Job ->
Would you copy the records below, exactly and only from their first line through the line containing "const ink = '#222';", without any pictures?

Plotting code records
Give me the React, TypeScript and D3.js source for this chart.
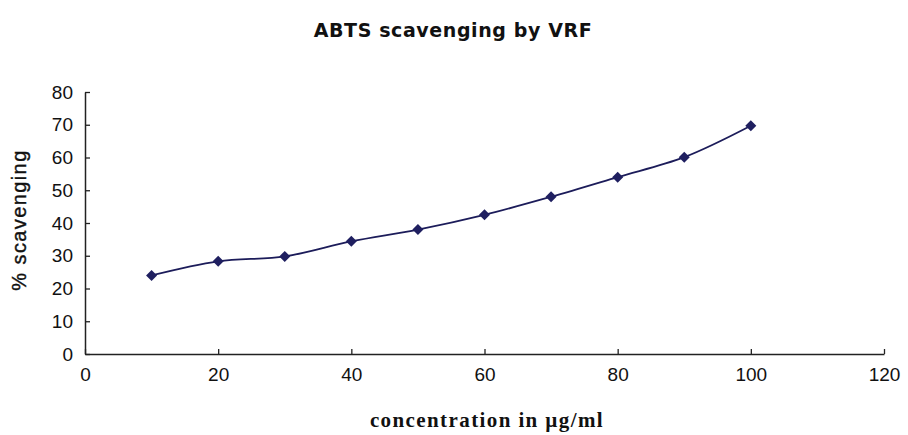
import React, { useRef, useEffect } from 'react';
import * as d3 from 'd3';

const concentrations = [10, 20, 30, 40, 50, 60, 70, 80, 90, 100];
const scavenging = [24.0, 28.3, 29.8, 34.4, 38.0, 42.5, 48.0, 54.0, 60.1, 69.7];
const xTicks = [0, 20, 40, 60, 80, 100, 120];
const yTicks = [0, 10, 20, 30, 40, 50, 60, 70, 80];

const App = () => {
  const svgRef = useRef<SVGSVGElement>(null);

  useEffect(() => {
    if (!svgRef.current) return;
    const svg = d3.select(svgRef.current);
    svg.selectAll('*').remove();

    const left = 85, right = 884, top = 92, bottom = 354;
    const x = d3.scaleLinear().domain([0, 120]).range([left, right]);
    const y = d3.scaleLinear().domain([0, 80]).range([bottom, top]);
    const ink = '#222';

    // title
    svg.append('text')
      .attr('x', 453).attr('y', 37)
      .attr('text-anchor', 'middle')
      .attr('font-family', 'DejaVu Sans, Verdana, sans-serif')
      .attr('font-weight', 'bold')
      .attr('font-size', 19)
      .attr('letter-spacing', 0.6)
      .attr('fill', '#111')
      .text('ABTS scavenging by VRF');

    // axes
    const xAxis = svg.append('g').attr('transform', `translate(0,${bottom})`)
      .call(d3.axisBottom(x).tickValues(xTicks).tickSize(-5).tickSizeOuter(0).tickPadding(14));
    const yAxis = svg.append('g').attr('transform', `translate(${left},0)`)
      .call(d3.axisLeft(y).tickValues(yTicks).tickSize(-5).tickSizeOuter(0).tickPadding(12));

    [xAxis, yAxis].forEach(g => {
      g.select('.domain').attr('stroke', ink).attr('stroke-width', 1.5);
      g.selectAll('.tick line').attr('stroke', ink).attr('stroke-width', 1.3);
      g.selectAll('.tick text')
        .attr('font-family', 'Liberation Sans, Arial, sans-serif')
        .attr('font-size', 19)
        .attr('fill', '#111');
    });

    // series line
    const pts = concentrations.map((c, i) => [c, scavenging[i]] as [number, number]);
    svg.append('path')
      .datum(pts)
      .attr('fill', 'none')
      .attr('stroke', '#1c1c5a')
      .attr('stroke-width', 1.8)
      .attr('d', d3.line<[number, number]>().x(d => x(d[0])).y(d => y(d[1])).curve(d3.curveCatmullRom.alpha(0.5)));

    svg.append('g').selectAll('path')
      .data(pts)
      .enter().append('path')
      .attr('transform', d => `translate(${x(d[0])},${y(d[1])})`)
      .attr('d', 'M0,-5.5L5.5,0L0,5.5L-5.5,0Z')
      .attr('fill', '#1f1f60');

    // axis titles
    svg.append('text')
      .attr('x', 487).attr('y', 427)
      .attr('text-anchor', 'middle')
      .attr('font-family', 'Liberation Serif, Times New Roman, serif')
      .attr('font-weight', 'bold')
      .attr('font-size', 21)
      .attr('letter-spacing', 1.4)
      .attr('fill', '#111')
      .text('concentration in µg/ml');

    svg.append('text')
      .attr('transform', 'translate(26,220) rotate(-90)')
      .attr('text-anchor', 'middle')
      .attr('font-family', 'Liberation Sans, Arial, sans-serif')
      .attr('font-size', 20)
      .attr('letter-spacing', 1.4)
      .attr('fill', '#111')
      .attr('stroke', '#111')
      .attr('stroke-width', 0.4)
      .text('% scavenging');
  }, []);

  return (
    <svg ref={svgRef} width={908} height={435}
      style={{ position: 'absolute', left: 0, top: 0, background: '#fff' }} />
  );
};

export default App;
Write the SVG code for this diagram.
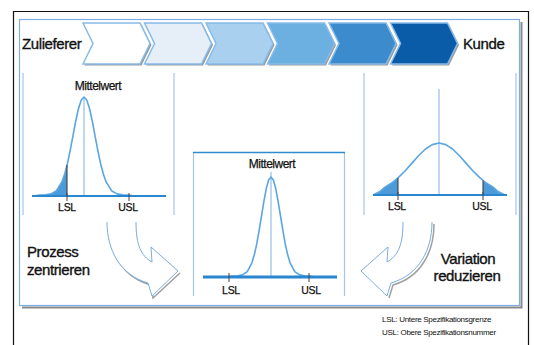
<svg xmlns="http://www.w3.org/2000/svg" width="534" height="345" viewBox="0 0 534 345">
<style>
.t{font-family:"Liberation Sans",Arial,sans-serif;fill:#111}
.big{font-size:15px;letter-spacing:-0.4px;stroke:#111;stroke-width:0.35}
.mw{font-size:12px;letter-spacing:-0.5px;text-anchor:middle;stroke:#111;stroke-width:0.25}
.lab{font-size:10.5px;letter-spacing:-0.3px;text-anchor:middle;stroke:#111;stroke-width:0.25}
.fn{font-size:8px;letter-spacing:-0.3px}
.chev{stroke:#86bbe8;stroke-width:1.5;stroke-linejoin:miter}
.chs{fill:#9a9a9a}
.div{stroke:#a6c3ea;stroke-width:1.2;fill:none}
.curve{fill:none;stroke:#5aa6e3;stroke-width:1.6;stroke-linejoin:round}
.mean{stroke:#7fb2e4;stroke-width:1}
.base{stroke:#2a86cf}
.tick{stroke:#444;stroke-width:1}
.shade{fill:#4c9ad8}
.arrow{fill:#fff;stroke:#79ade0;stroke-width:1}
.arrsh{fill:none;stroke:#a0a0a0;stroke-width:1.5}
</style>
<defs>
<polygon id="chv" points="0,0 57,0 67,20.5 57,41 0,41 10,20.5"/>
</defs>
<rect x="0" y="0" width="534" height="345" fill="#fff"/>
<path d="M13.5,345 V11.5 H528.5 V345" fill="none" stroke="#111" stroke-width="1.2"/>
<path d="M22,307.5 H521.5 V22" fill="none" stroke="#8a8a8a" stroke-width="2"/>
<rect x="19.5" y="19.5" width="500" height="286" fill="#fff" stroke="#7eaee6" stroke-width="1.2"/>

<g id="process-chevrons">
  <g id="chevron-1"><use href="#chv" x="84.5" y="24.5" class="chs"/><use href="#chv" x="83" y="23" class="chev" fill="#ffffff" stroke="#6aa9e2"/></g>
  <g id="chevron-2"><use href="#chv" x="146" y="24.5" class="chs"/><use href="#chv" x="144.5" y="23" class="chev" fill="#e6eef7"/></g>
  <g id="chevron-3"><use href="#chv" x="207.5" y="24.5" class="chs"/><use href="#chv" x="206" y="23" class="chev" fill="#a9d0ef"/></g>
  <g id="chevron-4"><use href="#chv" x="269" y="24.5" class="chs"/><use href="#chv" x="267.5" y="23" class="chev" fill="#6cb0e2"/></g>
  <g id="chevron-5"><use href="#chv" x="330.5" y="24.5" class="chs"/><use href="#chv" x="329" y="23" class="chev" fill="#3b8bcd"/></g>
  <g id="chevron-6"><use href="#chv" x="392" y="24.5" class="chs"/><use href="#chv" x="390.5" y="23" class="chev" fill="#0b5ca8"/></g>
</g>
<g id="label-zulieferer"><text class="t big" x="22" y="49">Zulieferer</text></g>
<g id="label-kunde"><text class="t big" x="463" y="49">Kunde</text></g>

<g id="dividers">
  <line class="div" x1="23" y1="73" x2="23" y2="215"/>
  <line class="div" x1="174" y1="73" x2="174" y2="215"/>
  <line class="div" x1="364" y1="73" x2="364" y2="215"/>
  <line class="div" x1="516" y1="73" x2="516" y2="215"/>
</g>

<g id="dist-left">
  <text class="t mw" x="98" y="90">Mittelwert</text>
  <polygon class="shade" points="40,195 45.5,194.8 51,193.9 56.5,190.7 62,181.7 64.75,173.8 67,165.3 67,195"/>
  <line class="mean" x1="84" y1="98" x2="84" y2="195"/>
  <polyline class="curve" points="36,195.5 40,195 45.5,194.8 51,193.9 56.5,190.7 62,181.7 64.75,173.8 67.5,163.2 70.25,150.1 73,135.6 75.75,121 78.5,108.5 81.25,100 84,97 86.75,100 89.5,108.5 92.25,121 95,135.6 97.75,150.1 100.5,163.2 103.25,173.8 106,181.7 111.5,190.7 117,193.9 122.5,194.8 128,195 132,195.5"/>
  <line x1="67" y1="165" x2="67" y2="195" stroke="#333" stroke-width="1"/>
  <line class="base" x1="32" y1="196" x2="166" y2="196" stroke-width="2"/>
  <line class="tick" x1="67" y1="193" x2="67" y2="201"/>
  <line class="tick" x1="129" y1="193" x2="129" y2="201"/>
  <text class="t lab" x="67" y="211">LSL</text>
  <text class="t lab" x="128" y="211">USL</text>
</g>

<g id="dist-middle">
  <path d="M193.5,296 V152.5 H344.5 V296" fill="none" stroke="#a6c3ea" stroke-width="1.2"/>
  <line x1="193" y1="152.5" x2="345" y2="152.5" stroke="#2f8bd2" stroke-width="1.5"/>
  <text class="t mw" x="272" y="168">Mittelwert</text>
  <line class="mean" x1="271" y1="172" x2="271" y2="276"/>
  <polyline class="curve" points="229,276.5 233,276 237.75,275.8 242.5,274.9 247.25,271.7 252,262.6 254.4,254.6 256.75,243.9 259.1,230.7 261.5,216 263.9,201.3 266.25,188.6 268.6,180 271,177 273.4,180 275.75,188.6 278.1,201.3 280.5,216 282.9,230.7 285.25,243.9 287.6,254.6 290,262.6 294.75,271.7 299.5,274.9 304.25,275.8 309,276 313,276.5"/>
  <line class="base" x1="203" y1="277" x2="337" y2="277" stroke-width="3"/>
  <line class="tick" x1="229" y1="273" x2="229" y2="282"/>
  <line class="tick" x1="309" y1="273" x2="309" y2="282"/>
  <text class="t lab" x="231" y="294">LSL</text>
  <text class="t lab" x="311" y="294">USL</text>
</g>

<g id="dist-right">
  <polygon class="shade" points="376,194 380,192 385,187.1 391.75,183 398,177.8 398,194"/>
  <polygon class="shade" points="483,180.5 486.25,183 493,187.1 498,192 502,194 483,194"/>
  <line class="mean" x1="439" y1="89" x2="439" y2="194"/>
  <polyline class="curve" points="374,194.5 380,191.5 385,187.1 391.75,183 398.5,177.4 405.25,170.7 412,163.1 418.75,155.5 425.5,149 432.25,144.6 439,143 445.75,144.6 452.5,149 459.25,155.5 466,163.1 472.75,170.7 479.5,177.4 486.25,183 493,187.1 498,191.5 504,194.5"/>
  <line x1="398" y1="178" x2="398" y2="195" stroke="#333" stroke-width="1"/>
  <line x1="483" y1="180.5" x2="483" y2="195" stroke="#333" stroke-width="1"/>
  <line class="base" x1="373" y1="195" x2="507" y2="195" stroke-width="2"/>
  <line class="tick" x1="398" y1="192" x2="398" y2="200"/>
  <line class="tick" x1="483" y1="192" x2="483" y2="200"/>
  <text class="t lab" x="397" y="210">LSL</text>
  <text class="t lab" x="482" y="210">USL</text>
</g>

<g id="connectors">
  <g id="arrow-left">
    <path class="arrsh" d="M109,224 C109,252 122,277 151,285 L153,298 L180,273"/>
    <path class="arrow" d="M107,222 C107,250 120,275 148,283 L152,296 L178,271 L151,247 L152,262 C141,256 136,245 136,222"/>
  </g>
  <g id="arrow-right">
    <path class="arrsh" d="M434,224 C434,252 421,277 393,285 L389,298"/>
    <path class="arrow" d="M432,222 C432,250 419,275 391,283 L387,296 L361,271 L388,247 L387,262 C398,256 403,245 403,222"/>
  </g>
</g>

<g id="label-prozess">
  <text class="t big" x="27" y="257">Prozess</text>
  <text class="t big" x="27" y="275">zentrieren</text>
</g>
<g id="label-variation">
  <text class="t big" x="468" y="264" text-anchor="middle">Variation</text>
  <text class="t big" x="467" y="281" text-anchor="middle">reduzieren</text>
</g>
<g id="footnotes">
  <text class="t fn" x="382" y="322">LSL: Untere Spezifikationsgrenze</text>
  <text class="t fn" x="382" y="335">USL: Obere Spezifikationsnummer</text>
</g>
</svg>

Answer to this task ->
Give me the React, TypeScript and D3.js source for this chart.
import React, { useRef, useEffect } from 'react';
import * as d3 from 'd3';

const concentrations = [10, 20, 30, 40, 50, 60, 70, 80, 90, 100];
const scavenging = [24.0, 28.3, 29.8, 34.4, 38.0, 42.5, 48.0, 54.0, 60.1, 69.7];
const xTicks = [0, 20, 40, 60, 80, 100, 120];
const yTicks = [0, 10, 20, 30, 40, 50, 60, 70, 80];

const App = () => {
  const svgRef = useRef<SVGSVGElement>(null);

  useEffect(() => {
    if (!svgRef.current) return;
    const svg = d3.select(svgRef.current);
    svg.selectAll('*').remove();

    const left = 85, right = 884, top = 92, bottom = 354;
    const x = d3.scaleLinear().domain([0, 120]).range([left, right]);
    const y = d3.scaleLinear().domain([0, 80]).range([bottom, top]);
    const ink = '#222';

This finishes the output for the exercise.